RECOMMENDED
In Lora Fosberg’s fifth solo exhibition at the gallery, man is pitted against nature in a clear-cut, post-industrial landscape. Trees are falling, cities are burning and tornados are rampant in her paintings. All the while, Lilliputian-sized lumberjacks continue on with their tasks, grappling with massive piles of felled wood and attempting to push them downstream. Fosberg presents humanity’s tenuous engagement with the natural world in a darkly comical fashion—an illustrative, cartoon-like style—that amplifies the divide between the subject matter and its portrayal.
Fosberg’s aptly titled exhibition “The End of Absurdity” pairs low-relief plaster panels and line drawings with small-scale found object sculptures. In all of Fosberg’s works, she presents depictions of a potential future in a world that resembles something very close to ours. In “I’M SO SORRY FOR EVERYTHING,” a purple psychedelic cloud swirls around a burning building that is ironically topped with a water tower. From a distance, this piece (and Fosberg’s other relief panels) appears to be drawn freehand, but upon closer inspection it is revealed that the lines that comprise Fosberg’s compositions are first etched into the smooth plaster surface prior to being filled with color. The textural quality (and inherent aggression therein) of the incised concentric smoke circles mimic those patterns found in Fosberg’s illustrations of crosscut lumber along with the physical logs protruding into the gallery space.
Fosberg’s sculptures fall somewhere between hermetically sealed time capsules and a hoarder’s stash.
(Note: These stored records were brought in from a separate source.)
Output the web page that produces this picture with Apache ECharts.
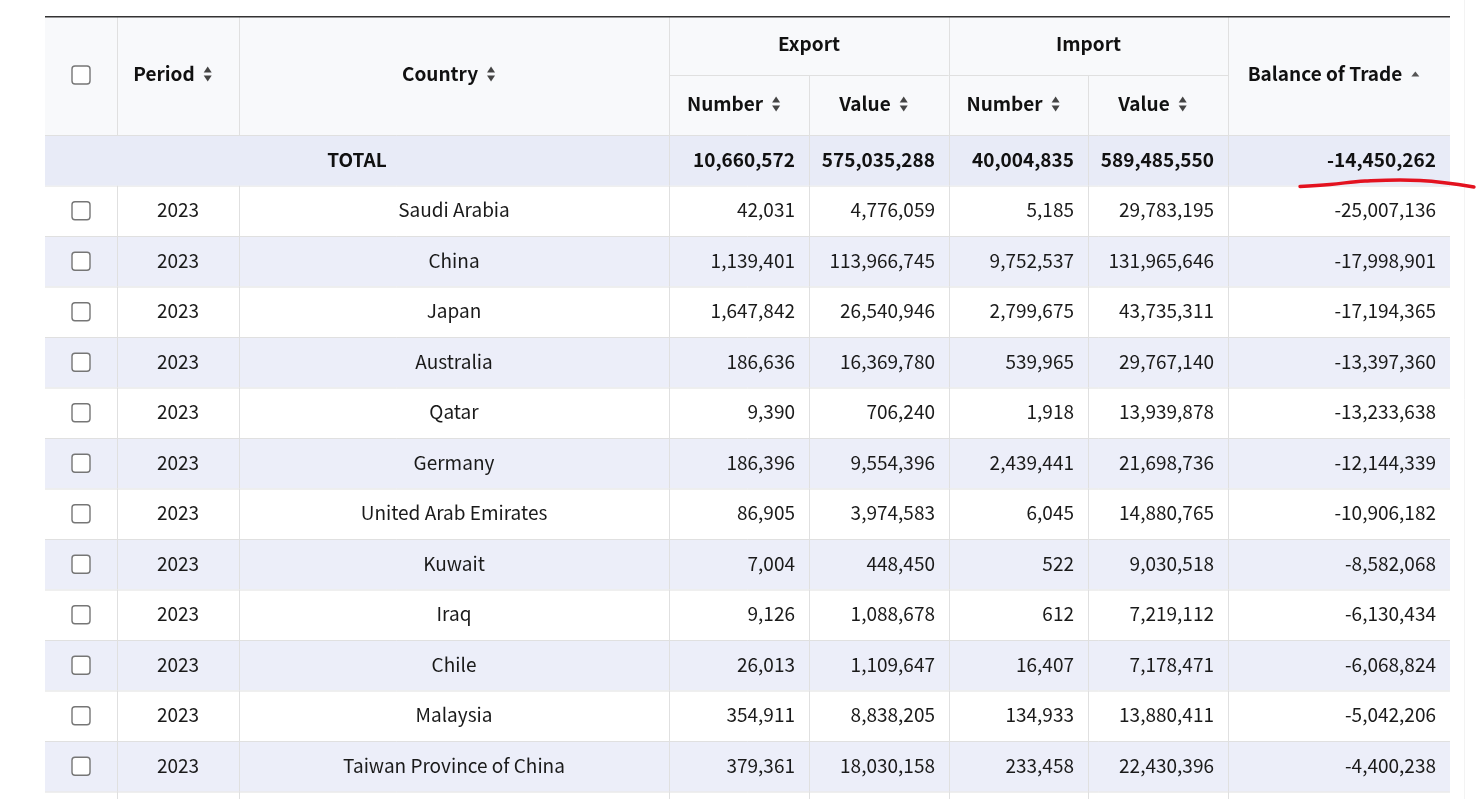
<!DOCTYPE html>
<html><head><meta charset="utf-8">
<script src="https://cdn.jsdelivr.net/npm/echarts@6/dist/echarts.min.js"></script>
<style>html,body{margin:0;padding:0;background:#fff;overflow:hidden}#chart{width:1476px;height:799px}</style>
</head><body><div id="chart"></div>
<script>
// ---------- DATA ----------
const periods = ['2023','2023','2023','2023','2023','2023','2023','2023','2023','2023','2023','2023'];
const countries = ['Saudi Arabia','China','Japan','Australia','Qatar','Germany','United Arab Emirates','Kuwait','Iraq','Chile','Malaysia','Taiwan Province of China'];
const exportNumber = [42031,1139401,1647842,186636,9390,186396,86905,7004,9126,26013,354911,379361];
const exportValue = [4776059,113966745,26540946,16369780,706240,9554396,3974583,448450,1088678,1109647,8838205,18030158];
const importNumber = [5185,9752537,2799675,539965,1918,2439441,6045,522,612,16407,134933,233458];
const importValue = [29783195,131965646,43735311,29767140,13939878,21698736,14880765,9030518,7219112,7178471,13880411,22430396];
const balance = [-25007136,-17998901,-17194365,-13397360,-13233638,-12144339,-10906182,-8582068,-6130434,-6068824,-5042206,-4400238];
const totalLabel = 'TOTAL';
const totalValues = [10660572,575035288,40004835,589485550,-14450262];
const groupHeaders = ['Export','Import'];
const subHeaders = ['Number','Value','Number','Value'];
const mainHeaders = ['Period','Country','Balance of Trade'];

// ---------- LAYOUT ----------
const W = 1476, H = 799;
const COL = [45,117,239,669,809,949,1088,1228,1450];
const TOP = 16, GROUP_Y = 75, HEAD_BOT = 135, ROW_H = 50.5;
const PAD = 14;
const FONT_FAMILY = '"Noto Sans CJK KR","Noto Sans",sans-serif';
const FS = 19;
const F_REG = `400 ${FS}px ${FONT_FAMILY}`;
const F_BOLD = `700 ${FS}px ${FONT_FAMILY}`;
const LINE = '#e0e0e0', TXT = '#1a1a1a', HEAD_BG = '#f8f9fb', TOTAL_BG = '#e8ebf7', ALT_BG = '#eceef9';

const mctx = document.createElement('canvas').getContext('2d');
function tw(t, font){ mctx.font = font; return mctx.measureText(t).width; }
const fmt = v => v.toLocaleString('en-US');
const rowTop = r => HEAD_BOT + r * ROW_H; // r=0 total row, r>=1 data rows

function line(api, x1, y1, x2, y2, color, w){
  const a = api.coord([x1,y1]), b = api.coord([x2,y2]);
  return {type:'line', shape:{x1:a[0],y1:a[1],x2:b[0],y2:b[1]}, style:{stroke:color||LINE, lineWidth:w||1}, silent:true};
}
function rect(api, x0, y0, x1, y1, fill){
  const a = api.coord([x0,y0]), b = api.coord([x1,y1]);
  return {type:'rect', shape:{x:a[0],y:a[1],width:b[0]-a[0],height:b[1]-a[1]}, style:{fill}, silent:true};
}
function text(api, t, x, y, align, font, color){
  const p = api.coord([x,y]);
  return {type:'text', style:{text:t, x:p[0], y:p[1], align, verticalAlign:'middle', font, fill:color||TXT}, silent:true};
}
function checkbox(api, cx, cy){
  const p = api.coord([cx,cy]);
  return {type:'rect', shape:{x:p[0]-9, y:p[1]-9, width:18, height:18, r:3}, style:{fill:'#fff', stroke:'#767676', lineWidth:1.4}, silent:true};
}
function sortIcon(api, cx, cy, both){
  const p = api.coord([cx,cy]);
  const kids = [];
  if (both){
    kids.push({type:'polygon', shape:{points:[[p[0]-4,p[1]-1.5],[p[0]+4,p[1]-1.5],[p[0],p[1]-7.5]]}, style:{fill:'#444'}, silent:true});
    kids.push({type:'polygon', shape:{points:[[p[0]-4,p[1]+1.5],[p[0]+4,p[1]+1.5],[p[0],p[1]+7.5]]}, style:{fill:'#444'}, silent:true});
  } else {
    kids.push({type:'polygon', shape:{points:[[p[0]-4,p[1]+2.5],[p[0]+4,p[1]+2.5],[p[0],p[1]-2.5]]}, style:{fill:'#555'}, silent:true});
  }
  return kids;
}
function headerWithIcon(api, t, x0, x1, cy, both){
  const w = tw(t, F_BOLD);
  const total = w + 9 + 9 + 10;
  const start = (x0 + x1)/2 - total/2;
  return [text(api, t, start, cy, 'left', F_BOLD, '#111')].concat(sortIcon(api, start + w + 13, cy, both));
}

function renderHeader(params, api){
  const c = [];
  c.push(rect(api, COL[0], TOP, COL[8], HEAD_BOT, HEAD_BG));
  [1,2,3,5,7].forEach(i => c.push(line(api, COL[i]+0.5, TOP, COL[i]+0.5, HEAD_BOT)));
  [4,6].forEach(i => c.push(line(api, COL[i]+0.5, GROUP_Y, COL[i]+0.5, HEAD_BOT)));
  c.push(line(api, COL[3], GROUP_Y+0.5, COL[7], GROUP_Y+0.5));
  c.push(line(api, COL[0], TOP+0.75, COL[8], TOP+0.75, '#333', 1.5));
  const midY = (TOP + HEAD_BOT)/2 - 1.5;
  c.push(checkbox(api, (COL[0]+COL[1])/2, midY + 1));
  headerWithIcon(api, mainHeaders[0], COL[1], COL[2], midY, true).forEach(e=>c.push(e));
  headerWithIcon(api, mainHeaders[1], COL[2], COL[3], midY, true).forEach(e=>c.push(e));
  headerWithIcon(api, mainHeaders[2], COL[7], COL[8], midY, false).forEach(e=>c.push(e));
  const gy = (TOP + GROUP_Y)/2 - 1.5;
  c.push(text(api, groupHeaders[0], (COL[3]+COL[5])/2, gy, 'center', F_BOLD, '#111'));
  c.push(text(api, groupHeaders[1], (COL[5]+COL[7])/2, gy, 'center', F_BOLD, '#111'));
  const sy = (GROUP_Y + HEAD_BOT)/2 - 1;
  subHeaders.forEach((t,k) => headerWithIcon(api, t, COL[3+k], COL[4+k], sy, true).forEach(e=>c.push(e)));
  return {type:'group', children:c};
}

function renderTotal(params, api){
  const y0 = rowTop(0), y1 = rowTop(1), cy = (y0+y1)/2 - 0.5;
  const c = [rect(api, COL[0], y0, COL[8], y1, TOTAL_BG)];
  [3,4,5,6,7].forEach(i => c.push(line(api, COL[i]+0.5, y0, COL[i]+0.5, y1)));
  c.push(line(api, COL[0], y0+0.5, COL[8], y0+0.5));
  c.push(text(api, totalLabel, (COL[0]+COL[3])/2, cy, 'center', F_BOLD, '#111'));
  totalValues.forEach((v,k) => c.push(text(api, fmt(v), COL[4+k]-PAD, cy, 'right', F_BOLD, '#111')));
  return {type:'group', children:c};
}

function renderRow(params, api){
  const i = api.value(0);
  const r = i + 1;
  const y0 = rowTop(r), y1 = rowTop(r+1), cy = (y0+y1)/2 - 0.5;
  const c = [rect(api, COL[0], y0, COL[8], y1, i % 2 === 1 ? ALT_BG : '#ffffff')];
  [1,2,3,4,5,6,7].forEach(k => c.push(line(api, COL[k]+0.5, y0, COL[k]+0.5, y1)));
  c.push(line(api, COL[0], y0+0.5, COL[8], y0+0.5));
  c.push(checkbox(api, (COL[0]+COL[1])/2, cy + 0.5));
  c.push(text(api, periods[i], (COL[1]+COL[2])/2, cy, 'center', F_REG));
  c.push(text(api, countries[i], (COL[2]+COL[3])/2, cy, 'center', F_REG));
  const vals = [exportNumber[i], exportValue[i], importNumber[i], importValue[i], balance[i]];
  vals.forEach((v,k) => c.push(text(api, fmt(v), COL[4+k]-PAD, cy, 'right', F_REG)));
  if (i === countries.length - 1){
    c.push(line(api, COL[0], y1+0.5, COL[8], y1+0.5));
    [1,2,3,4,5,6,7].forEach(k => c.push(line(api, COL[k]+0.5, y1, COL[k]+0.5, H)));
  }
  return {type:'group', children:c};
}

function renderNote(params, api){
  // hand-drawn red underline beneath the total balance value
  const xr = COL[8], yb = rowTop(1);
  const pts = [[xr-150,yb+1],[xr-120,yb-1],[xr-85,yb-4.5],[xr-30,yb-5],[xr+24,yb+1.5]].map(p=>api.coord(p));
  return {type:'polyline', shape:{points:pts, smooth:0.4}, style:{stroke:'#e3121f', lineWidth:3.4, lineCap:'round', fill:null}, silent:true};
}
function renderEdge(params, api){
  return line(api, 1464.5, 0, 1464.5, H, '#f3f3f3', 1);
}

const chart = echarts.init(document.getElementById('chart'), null, {renderer:'canvas'});
chart.setOption({
  animation:false,
  backgroundColor:'#ffffff',
  grid:{left:0, right:0, top:0, bottom:0},
  xAxis:{type:'value', min:0, max:W, show:false},
  yAxis:{type:'value', min:0, max:H, inverse:true, show:false},
  tooltip:{show:false},
  series:[
    {type:'custom', name:'edge', data:[[0,0]], renderItem:renderEdge, z:1},
    {type:'custom', name:'header', data:[[0,0]], renderItem:renderHeader, z:2},
    {type:'custom', name:'rows', data:countries.map((_,i)=>[i,0]), renderItem:renderRow, z:2},
    {type:'custom', name:'total', data:[[0,0]], renderItem:renderTotal, z:3},
    {type:'custom', name:'note', data:[[0,0]], renderItem:renderNote, z:4}
  ]
});
</script></body></html>
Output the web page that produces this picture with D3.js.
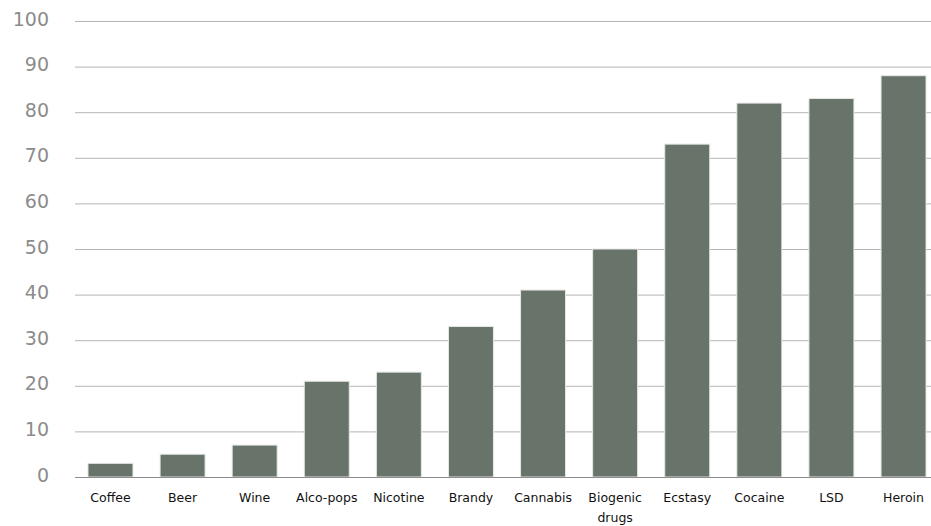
<!DOCTYPE html>
<html><head><meta charset="utf-8">
<script src="https://cdn.jsdelivr.net/npm/d3@7"></script>
<style>body{margin:0;background:#fff}</style>
</head><body>
<svg id="c" width="931" height="526"></svg>
<script>
const categories = ["Coffee","Beer","Wine","Alco-pops","Nicotine","Brandy","Cannabis","Biogenic drugs","Ecstasy","Cocaine","LSD","Heroin"];
const values = [3,5,7,21,23,33,41,50,73,82,83,88];
const yTicks = [0,10,20,30,40,50,60,70,80,90,100];

(function(){
const svg = d3.select("#c");
const mLeft = 75, mRight = 939, gridRight = 931, mTop = 21, mBottom = 477;
const x = d3.scaleBand().domain(categories).range([mLeft, mRight]).paddingInner(0.376).paddingOuter(0.18);
const y = d3.scaleLinear().domain([0,100]).range([mBottom, mTop]);

svg.append("g").selectAll("line").data(yTicks.filter(d=>d>0)).join("line")
  .attr("x1", mLeft).attr("x2", gridRight)
  .attr("y1", d=>y(d)+0.5).attr("y2", d=>y(d)+0.5)
  .attr("stroke", "#b4b4b4").attr("stroke-width", 1);

svg.append("g").selectAll("text").data(yTicks).join("text")
  .attr("x", 49).attr("y", d=>y(d)-2).attr("dy", "0.35em")
  .attr("text-anchor", "end")
  .attr("font-family", "'DejaVu Sans', Verdana, sans-serif")
  .attr("font-size", 19).attr("fill", "#8c8c8c")
  .text(d=>d);

svg.append("g").selectAll("rect").data(values).join("rect")
  .attr("x", (d,i)=>x(categories[i]))
  .attr("width", x.bandwidth())
  .attr("y", d=>y(d))
  .attr("height", d=>y(0)-y(d))
  .attr("fill", "#68736a")
  .attr("stroke", "#e6e8e6").attr("stroke-width", 1);

svg.append("line").attr("x1", mLeft).attr("x2", gridRight)
  .attr("y1", y(0)+0.5).attr("y2", y(0)+0.5)
  .attr("stroke", "#8c8c8c").attr("stroke-width", 1);

const xl = svg.append("g").selectAll("text").data(categories).join("text")
  .attr("x", d=>x(d)+x.bandwidth()/2).attr("y", 502)
  .attr("text-anchor", "middle")
  .attr("font-family", "'DejaVu Sans', Verdana, sans-serif")
  .attr("font-size", 12.5).attr("fill", "#111");
xl.each(function(d){
  const words = d === "Biogenic drugs" ? ["Biogenic","drugs"] : [d];
  const t = d3.select(this);
  words.forEach((w,i)=>t.append("tspan").attr("x", x(d)+x.bandwidth()/2).attr("dy", i===0?0:20).text(w));
});
})();
</script>
</body></html>
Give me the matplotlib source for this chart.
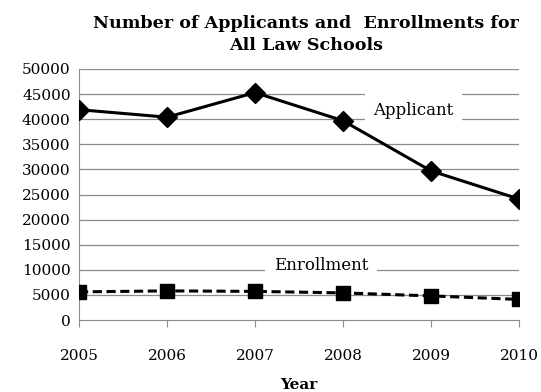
import matplotlib.pyplot as plt
import numpy as np

plt.rcParams['font.family'] = ['DejaVu Serif']

# data
years = [2005, 2006, 2007, 2008, 2009, 2010]
applicants = [41900, 40400, 45300, 39700, 29700, 24100]
enrollments = [5600, 5800, 5700, 5400, 4800, 4100]
yticks = np.arange(0, 50001, 5000)

fig = plt.figure(figsize=(5.41, 3.92), dpi=100)
ax = fig.add_axes([79 / 541, 1 - 320 / 392, 440 / 541, 251 / 392])

grid_col = '#8c8c8c'
for v in yticks[1:]:
    ax.axhline(v, color=grid_col, lw=0.9, zorder=0)

ax.plot(years, applicants, color='black', lw=2.2, marker='D', ms=10, zorder=3)
ax.plot(years, enrollments, color='black', lw=2.2, ls=(0, (3, 1.5)), marker='s', ms=10, zorder=3)

ax.set_xlim(2005, 2010)
ax.set_ylim(0, 50000)
ax.set_xticks(years)
ax.set_yticks(yticks)
ax.tick_params(axis='x', length=5, color=grid_col, labelsize=11, pad=16)
ax.tick_params(axis='y', length=0, labelsize=11, pad=6)
for s in ['top', 'right']:
    ax.spines[s].set_visible(False)
ax.spines['left'].set_color(grid_col)
ax.spines['bottom'].set_color(grid_col)

ax.text(2008.8, 41800, 'Applicant', fontsize=12, ha='center', va='center',
        bbox=dict(facecolor='white', edgecolor='none', pad=6), zorder=2)
ax.text(2007.75, 10900, 'Enrollment', fontsize=12, ha='center', va='center',
        bbox=dict(facecolor='white', edgecolor='none', pad=6), zorder=2)

ax.set_xlabel('Year', fontsize=11, fontweight='bold', labelpad=11)
fig.suptitle('Number of Applicants and  Enrollments for\nAll Law Schools',
             fontsize=12.6, fontweight='bold', x=0.565, y=0.962, linespacing=1.4)

fig.savefig('out.png', dpi=100)
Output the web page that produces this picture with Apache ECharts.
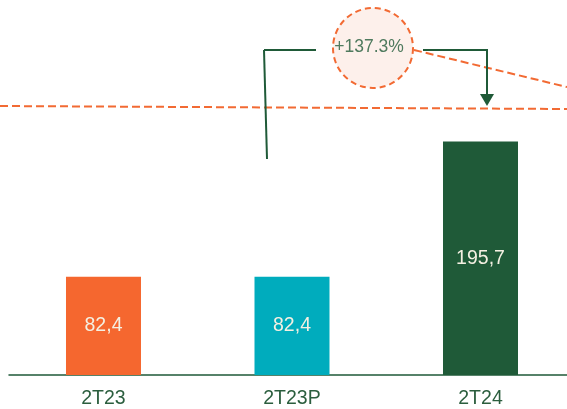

The minuscule pieces are seated on highly varnished shelves made of cut wood (bark still intact) that appear to be inset into the gallery walls, as if they grew into the space to provide perches for Fosberg’s tiny scenes. Atop these, dollhouse furniture is stacked haphazardly in tall heaps and capped by a glass clock-dome. The overall effect is that the items contained within are meant to survive the impending cataclysm and will be put to use once the world surfaces from the rubble. Fosberg’s work is replete with disaster and destruction but her biting wit allows her to explore “the end” in an aesthetically playful manner while still alluding to more serious implications. (Nicole White)
Through February 15 at Linda Warren Projects, 327 North Aberdeen.